Der Alte war ein Clown, und Tod hegte für Clowns die unter Malern verbreitete Zuneigung.
Er lernt allerhand skurrile Gestalten kennen, die am Rande der glamourösen Welt ihr Dasein fristen, unter anderem einen abgehalfterten Trinker, der immer den Cowboy spielt, der im ersten Akt erschossen wird, einen pensionierten Harlekin, der mit Silberpolitur hausieren geht und einen Zwerg, der sich auf Hahnenkämpfen als Kenner ausgibt. Lug und Betrug sind auf jeder Seite gegenwärtig, auch jenseits der fiktionalen Welt der Filme, die gedreht werden, scheint nichts real und von Wert zu sein. An sich wird das Thema Hollywood selbst äußerst selten angesprochen, nur am Rande erfährt man hin und wieder von Dreharbeiten, an denen Tod vorbeigeht. So wohnt man beispielsweise einer Szene aus »Waterloo« bei, die zum Desaster wird, als ein Pappmaché-Berg zusammenbricht, oder einer der Charaktere pfeift ein Stück Filmmusik.
Mehr an Platz scheint Hollywood aber in den Herzen der Menschen, die direkt daneben wohnen, nicht einzunehmen. Jeder versucht, seines eigenen Glückes Schmied zu sein, so auch Faye, die Tochter des hausierenden Clowns, deren großer Traum es ist, Schauspielerin zu werden. Zwischen Tod und Faye entwickelt sich etwas, das man nur mit sehr viel Naivität als Liebesbeziehung beurteilen könnte, vielmehr ist Tod fasziniert von der ausgesprochenen Billigkeit, die Fayes Person und Auftreten ausstrahlen, während diese einzig und allein an Aufstiegschancen interessiert zu sein scheint. Die dritte Figur, auf welche die Erzählung sich konzentriert, ist Homer Simpson. Dieser hat nichts, aber auch gar nichts mit dem Familienvater aus der bekannten Zeichentrickserie gemein und ist stattdessen ein depressiver, unnahbarer Charakter, der hauptsächlich wegen seiner Gesundheit ins warme Hollywood gezogen ist und der anfangs mit dem ganzen Chaos nichts zu tun haben möchte, aber dennoch wider Willen hineingezogen wird.

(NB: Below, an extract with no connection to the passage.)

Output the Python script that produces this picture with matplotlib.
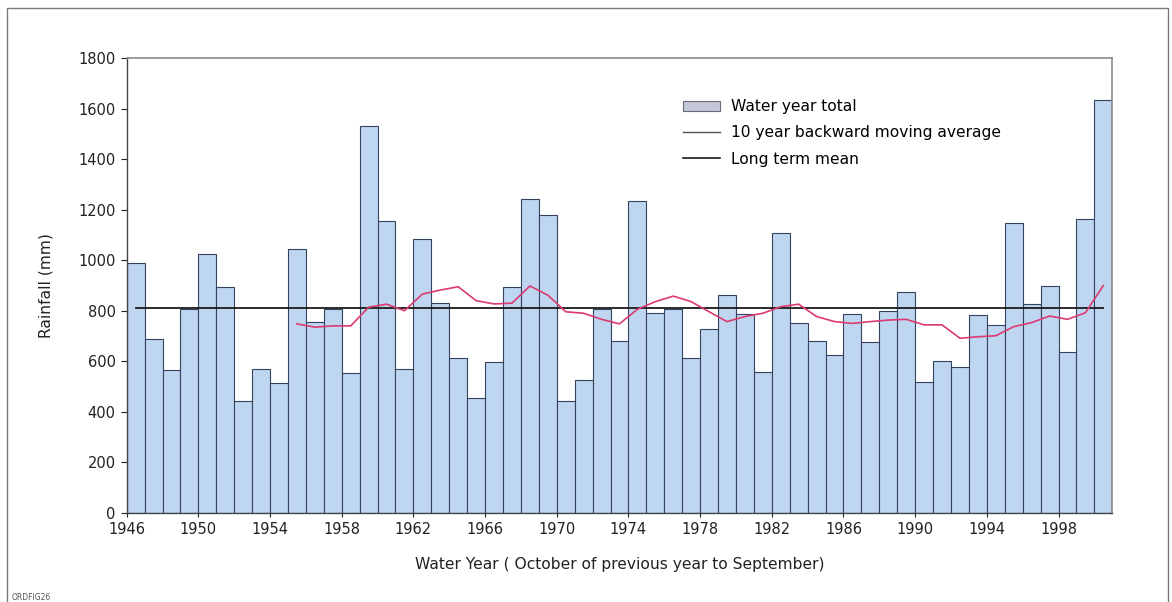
import matplotlib.pyplot as plt
from matplotlib.patches import Patch, Rectangle
from matplotlib.lines import Line2D

# Data (mm)
years = list(range(1946, 2001))
water_year_total = [990, 687, 565, 808, 1024, 894, 442, 571, 513, 1045,
                    755, 807, 552, 1532, 1156, 569, 1084, 830, 614, 453,
                    598, 893, 1243, 1180, 442, 526, 808, 682, 1236, 793,
                    806, 612, 728, 861, 787, 556, 1107, 752, 680, 625,
                    788, 675, 800, 873, 519, 601, 579, 783, 744, 1147,
                    826, 899, 638, 1164, 1635]

ma_years = list(range(1955, 2001))
moving_average = [748, 735, 740, 740, 814, 826, 800, 866, 882, 895,
                  840, 827, 830, 898, 862, 796, 790, 766, 748, 806,
                  836, 858, 836, 796, 757, 777, 790, 816, 826, 777,
                  757, 750, 757, 763, 766, 744, 744, 691, 697, 701,
                  737, 753, 779, 766, 792, 900]

long_term_mean = 810
xtick_years = list(range(1946, 1999, 4))

plt.rcParams['font.family'] = ['DejaVu Sans']

fig = plt.figure(figsize=(11.72, 6.02), dpi=100)
W, H = 1172, 602

# bingkai halaman
fig.patches.append(Rectangle((7 / W, -0.1), 1161 / W, 1.1 - 8 / H,
                             transform=fig.transFigure, fill=False,
                             edgecolor='#7a7a7a', linewidth=1.0))

ax = fig.add_axes([126.7 / W, 1 - 512.7 / H, 985.6 / W, 454.4 / H])

# batang total tahunan
ax.bar(years, water_year_total, width=1.0, align='edge',
       color='#bfd6f1', edgecolor='#34425f', linewidth=0.8, zorder=2)

# garis rata-rata jangka panjang
ax.plot([years[0] + 0.5, years[-1] + 0.5], [long_term_mean, long_term_mean],
        color='#1a1a1a', linewidth=1.3, zorder=3)

# rata-rata bergerak 10 tahun
ax.plot([y + 0.5 for y in ma_years], moving_average,
        color='#dc3a70', linewidth=1.2, zorder=4)

ax.set_xlim(1946, 2001)
ax.set_ylim(0, 1800)
ax.set_yticks(range(0, 1801, 200))
ax.set_xticks(xtick_years)
ax.tick_params(axis='y', length=4, width=0.8, pad=4, labelsize=10.5, colors='#222222')
ax.tick_params(axis='x', length=3, width=0.8, pad=4, labelsize=10.5, colors='#222222')

for side in ['top', 'right']:
    ax.spines[side].set_color('#8a8a8a')
    ax.spines[side].set_linewidth(1.2)
for side in ['left', 'bottom']:
    ax.spines[side].set_color('#444444')
    ax.spines[side].set_linewidth(1.0)

ax.set_ylabel('Rainfall (mm)', fontsize=11.2, color='#222222')
ax.yaxis.set_label_coords(-0.074, 0.5)
ax.set_xlabel('Water Year ( October of previous year to September)',
              fontsize=11.2, color='#222222')
ax.xaxis.set_label_coords(0.5, -0.097)

# legenda
handles = [Patch(facecolor='#c3c8d8', edgecolor='#6a6a7a', linewidth=0.8),
           Line2D([], [], color='#555555', linewidth=1.0),
           Line2D([], [], color='#1a1a1a', linewidth=1.2)]
labels = ['Water year total', '10 year backward moving average', 'Long term mean']
ax.legend(handles, labels, loc='upper left', bbox_to_anchor=(0.564, 0.91),
          frameon=False, fontsize=11.2, borderpad=0, borderaxespad=0,
          handlelength=2.4, handleheight=0.65, handletextpad=0.7,
          labelspacing=0.72)

fig.text(12 / W, 1 - 597 / H, 'ORDFIG26', fontsize=5.5, color='#555555',
         va='center', ha='left')

plt.savefig('out.png', dpi=100)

Er scheint als im Grunde sehr gutherziger Mensch in dieser Gesellschaft fehl am Platz, in der jeder auf seinen eigenen Vorteil bedacht ist und mit falschen Karten spielt. Die Aussicht auf Erfolg oder auch nur eines Fetzen desselben hat die moralischen Qualitäten der meisten Menschen verkümmern lassen, der Einzige, der sich ein wenig um Homer kümmert, ist Tod, und dass, obwohl sie beide Rivalen im Werben um Faye sind. Die nachfolgenden Verstrickungen, die eine klassische Hollywood-Dreiecksbeziehung wie ein Kindergarten-Schauspiel am Tag der offenen Tür aussehen lassen, tragen ihren Teil dazu bei, dass für keine der drei Figuren der goldene Traum in Erfüllung geht, dafür steht am Ende die Vollendung eines von Tods Bildern, das noch Jahrzehnte als »Der Brand von Los Angeles«, in Erinnerung bleiben sollte.
In dem Moment, in welchem der Leser das Buch beendet zur Seite legt, bildet sich ein bitterer Film aus Enttäuschung auf der Zunge, das geschieht jedoch keineswegs wegen der mangelnden Qualität, wie man es vielleicht von so mancher Trivialliteratur gewöhnt ist. Es ist vielmehr die Schlechtigkeit der Menschen, die einem einmal mehr bewusst wird und die exzellente Gabe, solche zu dokumentieren, die Nathanael West hier an den Tag legt. Die Neuübersetzung von Klaus Modick wird dem etwas speziellen Stil des eigenwilligen Literaten in einer sehr malerischen Weise gerecht und das Werk glänzt in typischer Manesse-Manier durch eine hervorragende Aufmachung. Lassen Sie sich von dem schönen Äußeren aber nicht täuschen! Hinter der Fassade steckt schwarzer Humor, so schwarz wie die Weltwirtschaftskrise und so makaber wie die Varieté-Shows auf dem Hollywood-Boulevard der 30er Jahre.
Nathanael West: Der Tag der Heuschrecke. Aus dem Amerikanischen von Klaus Modick. Manesse Verlag: München 2013.